My friend has encouraged me to find more balance – to live a more well-rounded life and not to seek happiness from my friendships and relationships alone. I can obviously see the importance of this (most of the time, I thought I was doing this!) and have of course, given this same advice to other friends who sometimes reside in co-dependent friendships and relationships. Ah, the beauty of preaching but not always practicing. Can I get a pass? Can I claim ignorance? Just this once. I didn’t see.
But now I do, and it’s a whole new thing from here on out. I will live and love fully, but I have to realize a couple of things. I cannot let other people’s ideas of me completely determine how I feel about myself (and take over in shaping my sense of ego).
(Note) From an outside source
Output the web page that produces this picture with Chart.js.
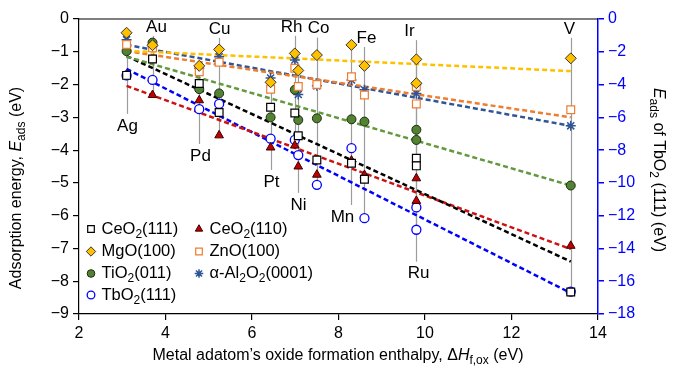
<!DOCTYPE html>
<html lang="en">
<head>
<meta charset="UTF-8" />
<title>Adsorption energy vs oxide formation enthalpy</title>
<style>
  html, body { margin: 0; padding: 0; background: #fff; }
  .box { width: 675px; height: 368px; }
</style>
</head>
<body>
<div class="box"><canvas id="myChart" width="675" height="368"></canvas></div>
<script src="https://cdn.jsdelivr.net/npm/chart.js"></script>
<script>
// metal adatoms and their oxide formation enthalpy (eV)
const metals = ["Ag", "Au", "Pd", "Cu", "Pt", "Rh", "Ni", "Co", "Mn", "Fe", "Ir", "Ru", "V"];
const dH = [3.10, 3.70, 4.78, 5.24, 6.43, 6.99, 7.07, 7.50, 8.30, 8.60, 9.80, 9.80, 13.37];

// adsorption energies (eV), same order as metals
const ceo2_111 = [-1.72, -1.22, -1.97, -2.85, -2.69, -2.87, -3.56, -4.30, -4.40, -4.89, -4.25, -4.48, -8.33];
const ceo2_110 = [-1.70, -2.32, -2.48, -3.55, -3.92, -3.86, -4.50, -4.75, -4.32, -4.76, -4.86, -5.55, -6.92];
const mgo_100  = [-0.42, -0.80, -1.43, -0.93, -1.93, -1.05, -1.57, -1.10, -0.79, -1.43, -1.23, -1.96, -1.20];
const zno_100  = [-0.78, -0.88, -1.61, -1.32, -2.14, -1.50, -2.06, -2.00, -1.76, -2.32, -2.06, -2.59, -2.77];
const tio2_011 = [-0.98, -0.72, -2.14, -2.27, -3.00, -2.16, -3.08, -3.03, -3.06, -3.13, -3.38, -3.69, -5.08];
const al2o3    = [-0.63, -0.84, -1.50, -1.15, -1.80, -1.25, -2.30, -2.04, -1.86, -2.16, -2.27, -2.00, -3.26];
// TbO2 is read on the right axis
const tbo2_111 = [-3.44, -3.72, -5.50, -5.18, -7.30, -7.38, -8.30, -10.12, -7.88, -12.15, -11.50, -12.86, -16.63];

// dashed fit lines, endpoints at Ag and V
const fitX = [3.10, 13.37];
const fitCeo2_111 = [-1.13, -7.40];
const fitCeo2_110 = [-2.04, -7.02];
const fitMgo = [-0.97, -1.59];
const fitZno = [-0.98, -3.00];
const fitTio2 = [-1.15, -5.08];
const fitAl2o3 = [-0.79, -3.26];
const fitTbo2 = [-3.05, -16.72];

// where each metal name sits (left-axis eV), which side, and how far its guide line reaches
const labelY = [-3.26, -0.24, -4.18, -0.30, -4.97, -0.24, -5.67, -0.29, -6.04, -0.58, -0.37, -7.77, -0.30];
const labelUp = [false, true, false, true, false, true, false, true, false, true, true, false, true];
const lineEnd = [-0.40, -2.32, -1.35, -3.55, -1.75, -3.86, -1.55, -5.06, -0.79, -6.08, -6.43, -1.23, -8.31];
const labelDx = [0, 3, 1, 0, 0, -4, 0, 1, -9, 2, -7, 2, -2];

const FONT = '"Liberation Sans", Arial, Helvetica, sans-serif';

const pts = ys => ys.map((y, i) => ({ x: dH[i], y: y }));
const line = ys => ys.map((y, i) => ({ x: fitX[i], y: y }));

function markers(label, ys, style, r, bg, border, bw, axis) {
  return {
    label: label, data: pts(ys), yAxisID: axis || "y",
    pointStyle: style, pointRadius: r, pointBackgroundColor: bg,
    pointBorderColor: border, pointBorderWidth: bw, showLine: false, order: 0
  };
}
function fit(ys, color, axis) {
  return {
    label: "", data: line(ys), yAxisID: axis || "y", showLine: true,
    borderColor: color, borderWidth: 2.5, borderDash: [5, 3], pointRadius: 0, order: 1
  };
}

const sets = [
  markers("CeO₂(111)", ceo2_111, "rect", 5.5, "#fff", "#000", 1.2),
  markers("CeO₂(110)", ceo2_110, "triangle", 5, "#C00000", "#3a0000", 1),
  markers("MgO(100)", mgo_100, "rectRot", 5.5, "#FFC000", "#333", 1),
  markers("ZnO(100)", zno_100, "rect", 5.5, "#fff", "#ED7D31", 1.2),
  markers("TiO₂(011)", tio2_011, "circle", 4.5, "#548235", "#1b2e0e", 1),
  markers("α-Al₂O₂(0001)", al2o3, "star", 5, "#2F5597", "#2F5597", 1.5),
  markers("TbO₂(111)", tbo2_111, "circle", 4.5, "#fff", "#0000FF", 1.3, "y2"),
  fit(fitMgo, "#FFC000"),
  fit(fitZno, "#ED7D31"),
  fit(fitAl2o3, "#2F5597"),
  fit(fitTio2, "#62993E"),
  fit(fitCeo2_111, "#000000"),
  fit(fitCeo2_110, "#CC1111"),
  fit(fitTbo2, "#0000FF", "y2")
];

// text with italic parts and subscripts: parts = [[text, "" | "i" | "sub"], ...]
function drawRich(ctx, parts, x, y, size, align) {
  const fontOf = s => (s === "i" ? "italic " : "") + (s === "sub" ? Math.round(size * 0.72) : size) + "px " + FONT;
  let w = 0;
  parts.forEach(([t, s]) => { ctx.font = fontOf(s); w += ctx.measureText(t).width; });
  let cx = align === "left" ? x : x - w / 2;
  ctx.textAlign = "left";
  ctx.textBaseline = "middle";
  parts.forEach(([t, s]) => {
    ctx.font = fontOf(s);
    ctx.fillText(t, cx, y + (s === "sub" ? size * 0.32 : 0));
    cx += ctx.measureText(t).width;
  });
}
// "CeO₂(111)" -> parts with a real subscript
function subParts(label) {
  return label.split(/(₂)/).filter(t => t).map(t => t === "₂" ? ["2", "sub"] : [t, ""]);
}

const decor = {
  id: "decor",
  beforeDatasetsDraw(chart) {
    const { ctx, scales: { x, y } } = chart;
    ctx.save();
    ctx.strokeStyle = "#9c9c9c";
    ctx.lineWidth = 1.2;
    ctx.fillStyle = "#000";
    ctx.font = "17px " + FONT;
    ctx.textAlign = "center";
    ctx.textBaseline = "middle";
    metals.forEach((m, i) => {
      const px = Math.round(x.getPixelForValue(dH[i])) + 0.5;
      const ly = y.getPixelForValue(labelY[i]);
      const end = y.getPixelForValue(lineEnd[i]);
      const start = labelUp[i] ? ly + 9 : ly - 12;
      ctx.beginPath();
      ctx.moveTo(px, start);
      ctx.lineTo(px, end);
      ctx.stroke();
      ctx.fillText(m, px + labelDx[i], ly);
    });
    ctx.restore();
  },
  afterDraw(chart) {
    const { ctx, chartArea: a } = chart;
    ctx.save();
    // top frame
    ctx.strokeStyle = "#000";
    ctx.lineWidth = 1.2;
    ctx.beginPath();
    ctx.moveTo(a.left, a.top);
    ctx.lineTo(a.right, a.top);
    ctx.stroke();

    // legend, two columns inside the plot
    const colX = [a.left + 12, a.left + 120];
    const rowY = [229, 251.5, 273.5, 295];
    for (let i = 0; i < 7; i++) {
      const ds = chart.data.datasets[i];
      const mx = colX[i % 2], my = rowY[Math.floor(i / 2)];
      ctx.fillStyle = ds.pointBackgroundColor;
      ctx.strokeStyle = ds.pointBorderColor;
      ctx.lineWidth = ds.pointBorderWidth;
      Chart.helpers.drawPoint(ctx, {
        pointStyle: ds.pointStyle, radius: ds.pointRadius * 0.85,
        rotation: 0, borderWidth: ds.pointBorderWidth
      }, mx, my);
      ctx.fillStyle = "#000";
      drawRich(ctx, subParts(ds.label), mx + 10.5, my, 16.5, "left");
    }

    // axis titles
    ctx.fillStyle = "#000";
    drawRich(ctx, [["Metal adatom’s oxide formation enthalpy, Δ", ""], ["H", "i"], ["f,ox", "sub"], [" (eV)", ""]],
      338, 356, 16);
    ctx.save();
    ctx.translate(17, 188);
    ctx.rotate(-Math.PI / 2);
    drawRich(ctx, [["Adsorption energy, ", ""], ["E", "i"], ["ads", "sub"], [" (eV)", ""]], 0, 0, 16);
    ctx.restore();
    ctx.save();
    ctx.translate(658, 170);
    ctx.rotate(Math.PI / 2);
    drawRich(ctx, [["E", "i"], ["ads", "sub"], [" of TbO", ""], ["2", "sub"], [" (111) (eV)", ""]], 0, 0, 16);
    ctx.restore();
    ctx.restore();
  }
};

const minus = v => (v < 0 ? "−" + Math.abs(v) : "" + v);

new Chart(document.getElementById("myChart").getContext("2d"), {
  type: "scatter",
  data: { datasets: sets },
  options: {
    responsive: false,
    animation: false,
    layout: { padding: { top: 19, left: 0, right: 0, bottom: 0 } },
    plugins: { legend: { display: false }, tooltip: { enabled: false } },
    scales: {
      x: {
        type: "linear", min: 2, max: 14,
        ticks: { stepSize: 2, color: "#000", font: { family: FONT, size: 16 }, padding: 4, maxRotation: 0 },
        grid: { drawOnChartArea: false, drawTicks: true, tickLength: 6, color: "#000", lineWidth: 1.2 },
        border: { color: "#000", width: 1.2 },
        afterFit: s => { s.height = 54; }
      },
      y: {
        position: "left", min: -9, max: 0,
        ticks: { stepSize: 1, color: "#000", font: { family: FONT, size: 16 }, padding: 4, callback: minus },
        grid: { drawOnChartArea: false, drawTicks: true, tickLength: 6, color: "#000", lineWidth: 1.2 },
        border: { color: "#000", width: 1.2 },
        afterFit: s => { s.width = 79; }
      },
      y2: {
        position: "right", min: -18, max: 0,
        ticks: { stepSize: 2, color: "#0000FF", font: { family: FONT, size: 16 }, padding: 4, callback: minus },
        grid: { drawOnChartArea: false, drawTicks: true, tickLength: 6, color: "#0000FF", lineWidth: 1.5 },
        border: { color: "#0000FF", width: 1.5 },
        afterFit: s => { s.width = 77; }
      }
    }
  },
  plugins: [decor]
});
</script>
</body>
</html>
Hell, many times I don’t even know what they think but assume the worst and get self-conscious. On top of this, I cannot control what other people feel or do, and sometimes friendships and relationships have bumps. This is okay. And relationships don’t always last forever. This is also okay. I will of course put good effort in to ensure that all of my relationships are as successful as possible, but I can’t be reduced to a hopeless mess when they don’t work out. Also, I will learn to love all parts of my life a bit more equally – like I said, I go to extremes. I realized how little time I was spending on my relationships before – all work! And so as a result, I went to the other extreme. Instead of allowing work to define me, I have been letting my relationships define me. So I’m tweaking again….
Always tweaking. Always training so that I am ready for the next match.